A webhook is a callback in an API.

Okay, let's back up. Suppose I want to track my XP over time, I could write a program that downloads my home node each day, parses the HTML, and extracts the data I need. This is a bit complicated and inefficient — all that cruft making the beautiful human-readable webpage is just in my way. An API is an interface specifically for use by programs. If I could just download api.everything2.com/user/General+Wesc an get my user info in a computer-readable format, no extra cruft, it'd be much simpler. That's an API. It's an Interface between my Program, the Application that is E2.

It's still kind of annoying that I have to have my program download the data each day looking for changes. Sure would be nice if my XP tracker could tell the E2 API, "if General Wesc's XP changes, poke me". That's a webhook. It's a push API because instead of my program periodically pulling data from the API, the API pushes the data to me when it's appropriate.

This is called a webhook because in programming, a hook was a place you could pop into existing code and say "hey, do this instead/also". We're telling the API that whenever my XP changes, also send me the new value. (Wikipedia informs me that the term "webhook" was coined in 2007 by Jeff Lindsay.)

Webhooks are often left out when making an API. They're more a convenience than an essential. Getting data is the first thing you'd implement, and being able to modify data would be the second. Implementing the ability for my API to pingback anyone who wants to know when XP changes would mean adding a new type of object into my database ("who do I ping for what"), having a way to detect any change to XP (there are lots of places in the program that modifies XP), and having a thing that then runs any hooks registered for that behavior. Oh, and handling errors.

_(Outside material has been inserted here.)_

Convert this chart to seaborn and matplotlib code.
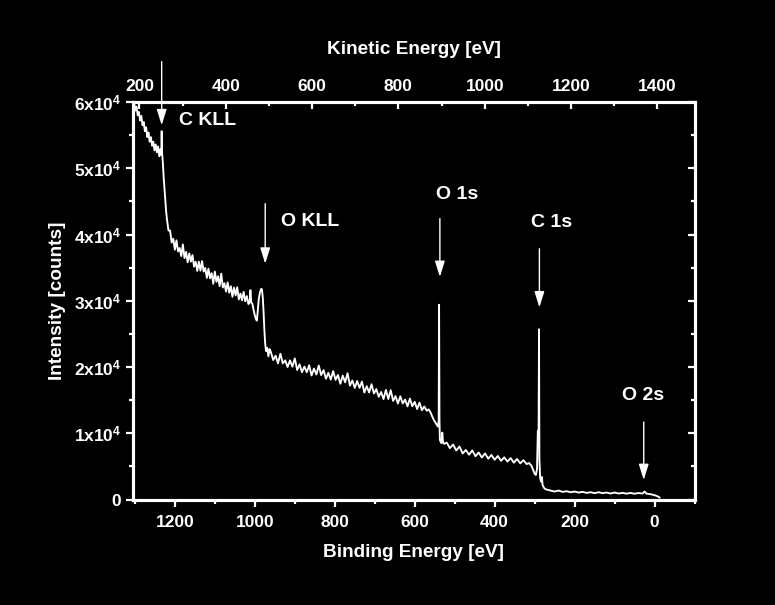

If a thousand people have said "Let me know whenever General Wesc's XP changes", that's a thousand requests it has to change every time my XP changes. You'll want to make sure that runs asynchronously so the rest of your code isn't blocked waiting. However, this still may be better than each of those people having a program downloading my API information every second of every day, so if you have API users who really want up-to-date information, then implementing webhooks may ultimately reduce the server load.